2. Statutory interpretation. The motion judge did not decide whether there was merit to Stewart’s claim that the parole board’s regulations requiring notice to law enforcement officials and victims’ families of follow-up parole reviews and also that hearings for such reviews be conducted in public are in conflict with G. L. c. 127, § 133A. Although there is no language in G. L. c. 127, § 133A, setting forth such requirements for the follow-up reviews, we think the provisions are well within the parole board’s rule-making authority. G. L. c. 27, § 5(e). We regard the statute as providing minimum requirements as to notice and hearings and not precluding notice to other interested persons or more open proceedings. Contrary to Stewart’s assertions, we see nothing in the parole board’s regulations that deprives one in his position of due process.
3. Right to discovery. Stewart alleged in his complaint that fear of public outcry causes the parole board to give undue weight and deference to the views expressed by victims’ family members or representatives at parole hearings. His discovery requests were directed, in part, at proving that allegation and establishing a pattern of wrongful conduct on the part of the parole board. It was not an abuse of discretion for *848the motion judge to resolve the legal issues in the case without affording Stewart the opportunity for discovery.
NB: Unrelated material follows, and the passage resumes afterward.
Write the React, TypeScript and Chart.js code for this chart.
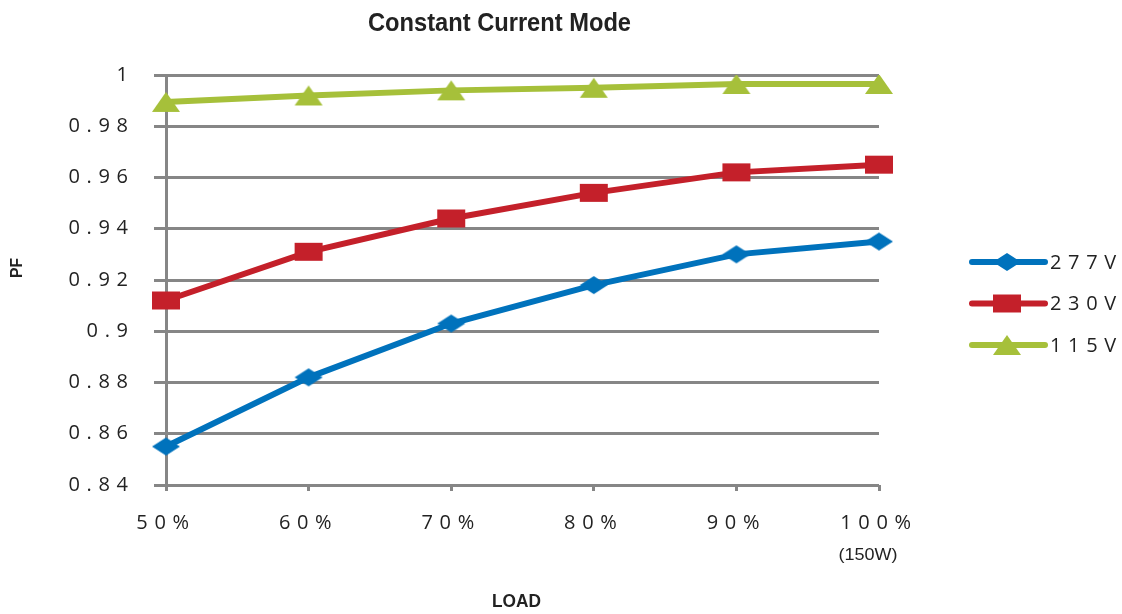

Even if Stewart could have proved that evidence from victims’ family members generally weighs heavily in parole determinations, the legal principles on which we decide the case would remain unchanged. The parole board has broad discretion in determining when to grant parole and is not limited, in making its predictive judgment about the inmate, as to the number and kind of witnesses from whom it will hear evidence. See G. L. c. 127, § 130. Compare Greenman v. Massachusetts Parole Bd., 405 Mass. 384 (1989).

Judgment affirmed.

Stewart’s pro se brief on appeal is well-written and logically reasoned.